Even with the general lack of soap, tissue paper, and paper towels, janitorial workers are not at fault here. There are just some things you don’t do in a public restroom – some things you just shouldn’t do in any restroom. It’s about time Spartans followed the rules and regulations of using a public restroom.
For starters, don’t loiter in the restroom. It’s awkward and strange that anyone would ever want to hang out and relax in the restroom while peers are taking care of business just a mere two feet away.
“I hate when you walk in and people are just standing there. If you are in the restroom and you aren’t relieving yourself, you need to go,” said Kelsey Hodge (10).

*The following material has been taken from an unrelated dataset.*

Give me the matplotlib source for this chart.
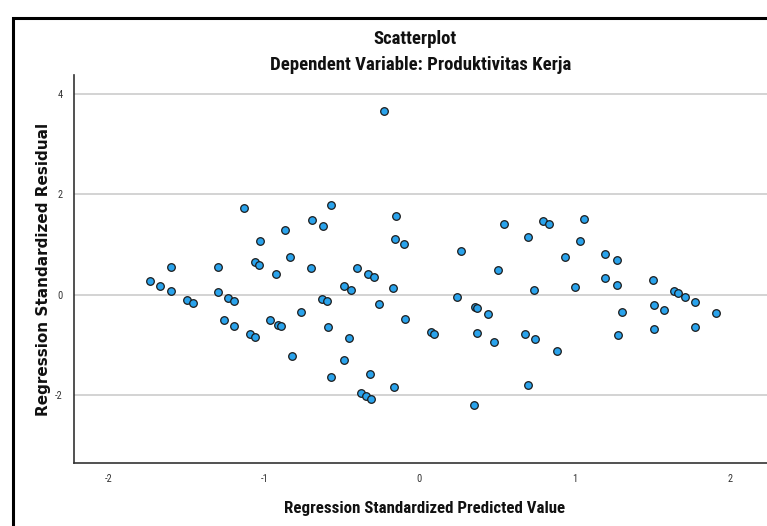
import matplotlib
matplotlib.use("Agg")
import matplotlib.pyplot as plt
from matplotlib import font_manager
from matplotlib.patches import Rectangle

# ---- data ----
pred = [-1.733, -1.669, -1.603, -1.603, -1.497, -1.462, -1.299, -1.297, -1.233, -1.196,
        -1.260, -1.192, -1.092, -1.060, -1.129, -1.026, -1.062, -1.034, -0.925, -0.866,
        -0.831, -0.965, -0.910, -0.891, -0.824, -0.763, -0.231, -0.571, -0.690, -0.619,
        -0.149, -0.160, -0.098, 0.269, 0.543, -0.699, -0.399, 0.507, -0.329, -0.292,
        -0.489, -0.442, -0.167, -0.628, -0.594, -0.263, 0.242, 0.359, 0.374, 0.440,
        -0.092, -0.592, -0.453, 0.075, 0.092, 0.374, 0.479, -0.483, -0.571, -0.318,
        -0.162, -0.378, -0.346, -0.312, 0.351, 0.799, 0.836, 1.064, 0.699, 1.037,
        0.936, 1.199, 1.272, 0.740, 1.003, 1.195, 1.272, 1.507, 1.641, 1.665,
        1.712, 1.778, 1.913, 1.511, 1.577, 1.306, 1.511, 1.778, 1.282, 0.678,
        0.744, 0.889, 0.701]
resid = [0.28, 0.17, 0.56, 0.07, -0.11, -0.17, 0.55, 0.05, -0.06, -0.12,
         -0.50, -0.62, -0.78, -0.84, 1.737, 1.07, 0.65, 0.59, 0.41, 1.30,
         0.75, -0.50, -0.60, -0.62, -1.22, -0.35, 3.67, 1.79, 1.49, 1.38,
         1.58, 1.11, 1.01, 0.88, 1.41, 0.53, 0.53, 0.49, 0.41, 0.35,
         0.18, 0.09, 0.13, -0.08, -0.13, -0.19, -0.05, -0.25, -0.27, -0.39,
         -0.48, -0.64, -0.86, -0.75, -0.79, -0.76, -0.94, -1.30, -1.65, -1.58,
         -1.84, -1.97, -2.02, -2.08, -2.20, 1.48, 1.42, 1.52, 1.15, 1.08,
         0.76, 0.81, 0.69, 0.10, 0.16, 0.33, 0.20, 0.29, 0.07, 0.04,
         -0.04, -0.15, -0.37, -0.20, -0.31, -0.35, -0.69, -0.64, -0.80, -0.78,
         -0.88, -1.13, -1.80]
xticks = [-2, -1, 0, 1, 2]
yticks = [-2, 0, 2, 4]
title = "Scatterplot"
subtitle = "Dependent Variable: Produktivitas Kerja"
xlabel = "Regression Standardized Predicted Value"
ylabel = "Regression Standardized Residual"

# ---- fonts ----
available = {f.name for f in font_manager.fontManager.ttflist}
def pick(cands):
    for c in cands:
        if c in available:
            return c
    return "DejaVu Sans"
narrow = pick(["Liberation Sans Narrow", "DejaVu Sans Condensed", "Roboto Condensed", "Liberation Sans"])
wide = pick(["DejaVu Sans"])

W, H = 767, 526
fig = plt.figure(figsize=(W / 100, H / 100), dpi=100)
fig.patch.set_facecolor("white")

# outer frame (cropped on the right / bottom)
fig.add_artist(Rectangle((13 / W, -0.05), 1.2, 1 - 18 / H + 0.05, transform=fig.transFigure,
                         fill=False, edgecolor="black", linewidth=2.2))

ax = fig.add_axes([74 / W, 1 - 463 / H, 1 - 74 / W + 0.01, (463 - 75) / H])
ax.set_xlim(-2.226, 2.29)
ax.set_ylim(-3.36, 4.385)

ax.set_yticks(yticks)
ax.set_xticks(xticks)
ax.set_yticklabels([str(t) for t in yticks])
ax.set_xticklabels([str(t) for t in xticks])
ax.tick_params(length=0, labelsize=7.5, colors="#333333", pad=8)
for lab in ax.get_xticklabels() + ax.get_yticklabels():
    lab.set_family(narrow)
ax.grid(axis="y", color="#c8c8c8", linewidth=1.1)
ax.set_axisbelow(True)

for s in ["top", "right"]:
    ax.spines[s].set_visible(False)
for s in ["left", "bottom"]:
    ax.spines[s].set_color("#333333")
    ax.spines[s].set_linewidth(1.2)

ax.scatter(pred, resid, s=30, facecolor="#2aa3ec", edgecolor="#1b1b1b", linewidth=0.9, zorder=3)

ax.set_xlabel(xlabel, fontsize=12.2, fontweight="bold", family=narrow, labelpad=12, color="#111111")
ax.set_ylabel(ylabel, fontsize=11, fontweight="bold", family=wide, labelpad=3, color="#111111")

fig.text(415 / W, 1 - 39 / H, title, ha="center", va="center", fontsize=13.5, fontweight="bold",
         family=narrow, color="#111111")
fig.text(421 / W, 1 - 65 / H, subtitle, ha="center", va="center", fontsize=13.5, fontweight="bold",
         family=narrow, color="#111111")

fig.savefig("out.png", dpi=100)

For girls who prefer friends accompany them to the restroom, when one enters the stall, the conversation should stop. Unless you are asking for the person in the next stall to pass you tissue, please keep quiet until you leave the stall. No one wants to talk to you while the sounds of relieving oneself goes on in the background.
Another simple rule of public restroom usage is flushing the toilet. Being in high school, this shouldn’t be a problem. It isn’t that hard to pull that little silver lever. All your waste magically disappears, and the next person doesn’t have to see it. Is the toilet clogged? You can call a janitor, and they’ll fix it. Thus the restroom won’t be permeated with its usual nauseating smell. No one has to see your fecal matter, and the day is saved.
Another great tip: keep your waste in the toilet. Never is it acceptable to spread your waste on the walls, on the toilet seat or to leave it on the floor of the stall. Likewise, female menstrual fluids should also stay hidden. There is a designated receptacle bin for that waste. And remember: don’t flush things that aren’t meant to be flushed.
The restroom isn’t a message board. While your handwriting or drawing might be nice, it would be kind if you didn’t degrade our school with your vandalism.
Lastly, treat the public restroom as a public restroom. “I found bacon on the toilet seat,” Dominique Malone (10) reported. The restroom isn’t a lunch hall. There is no excuse for the Ziploc sandwich bags and Chick-fil-a bags in the corner of the stalls.
Although our bathrooms need improvements like hot water, toilet paper, soap, paper towels and individual receptacle bins for the women’s restrooms, the state of our restrooms rest largely in our hands. Let’s act like people of the civilized world and flush our poor restroom habits.